Magellan now is more heavily concentrated in high-technology stocks, which Lynch tended to avoid. Smith has also increased Magellan's holdings in health care stocks. He took a big stake in energy stocks, but it did not pay off. "That was my worst mistake last year," he says. Smith kept most of the fund's 20 largest holdings under Lynch but has boosted Magellan's stake in them so they now make up 30% of the fund's assets instead of 20% under Lynch.

Smith has also increased trading activity in a group of 100 or so smaller stocks, including many technology stocks he invested in while running the Fidelity OTC fund before taking over Magellan. Magellan's turnover rate--the amount of stock trading for the fund--is now almost twice what it was under Lynch. Smith's favorite health care stock is Pfizer Inc., whose line of upcoming drugs appeals to him. In technology, his top pick is IBM despite its disappointing first-quarter earnings. He slightly reduced Magellan's holdings in technology stocks after IBM's bombshell, but he still has some favorites in that sector: Sun Microsystems, Apple Computer, and Intel, all solid companies with good earnings potential.

FANNIE MAE AND GE. His largest holding is the Federal National Mortgage Assn.--Fannie Mae--which is shunned by some money managers because of the troubles in the real estate market.
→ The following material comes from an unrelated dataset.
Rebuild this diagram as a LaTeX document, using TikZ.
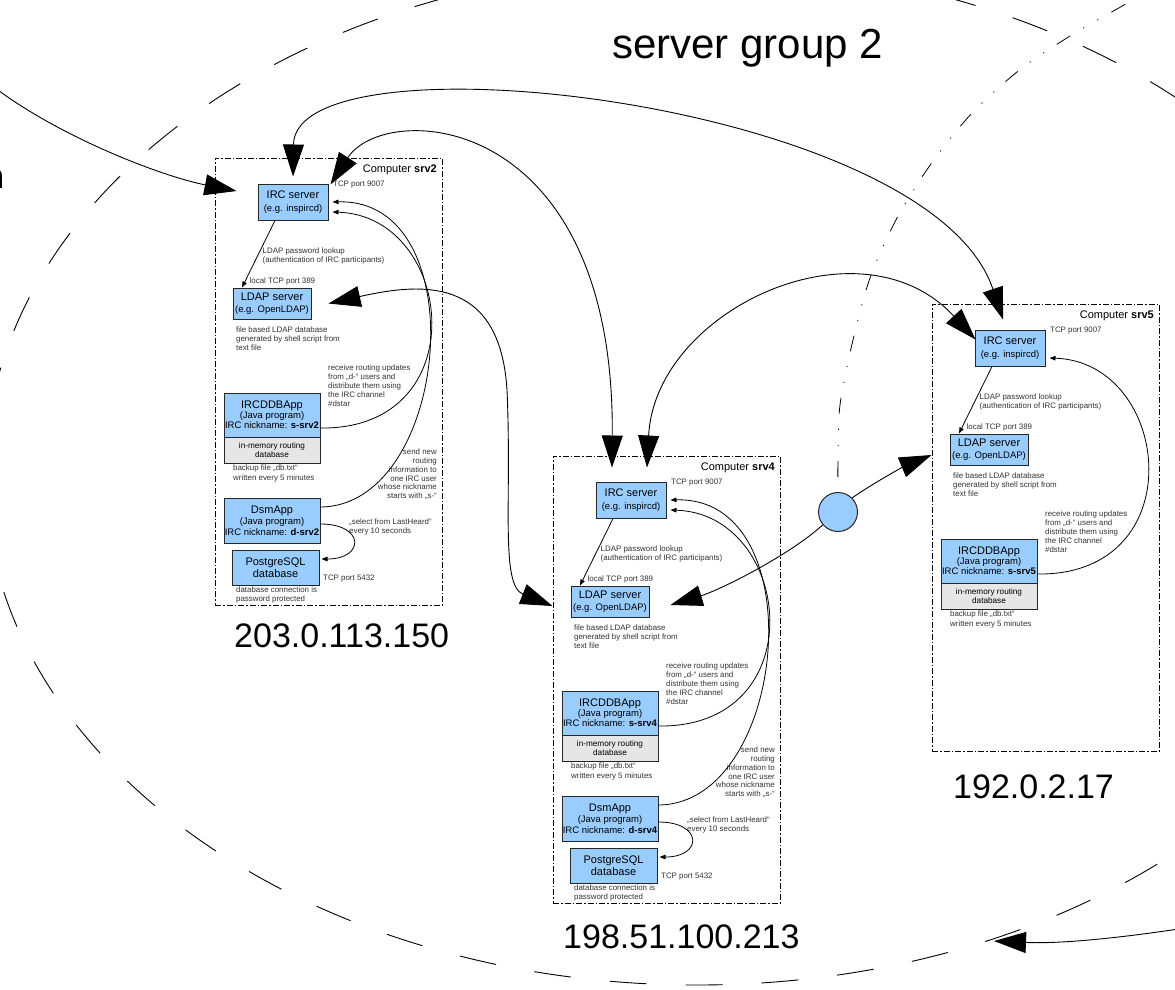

But according to Smith, it would take a disaster in residential real estate to hurt Fannie Mae, and the company has done a good job of hedging interest rates. Another Smith favorite is General Electric Co. Many are down on the stock--unwisely, in Smith's view--out of a belief that it's dangerously exposed to commercial real estate and other potential problem industries. But Smith observes that most of GE's businesses are growing faster than the gross national product.

Smith's overall outlook on the market is upbeat. He believes that investors will soon start focusing on 1992 earnings instead of subpar 1991 earnings. That's good for stocks, he says, because the Federal Reserve is doing everything it can to try to stimulate the economy before the next election. And that means the chances for an economic recovery are now much higher. "Over a longer time period, I get more and more optimistic," says Smith. Investors, likewise, will probably get more bullish on Smith as time goes on. If his management of Magellan stays on track, quarter after quarter, they may even forget about the man with the messy office.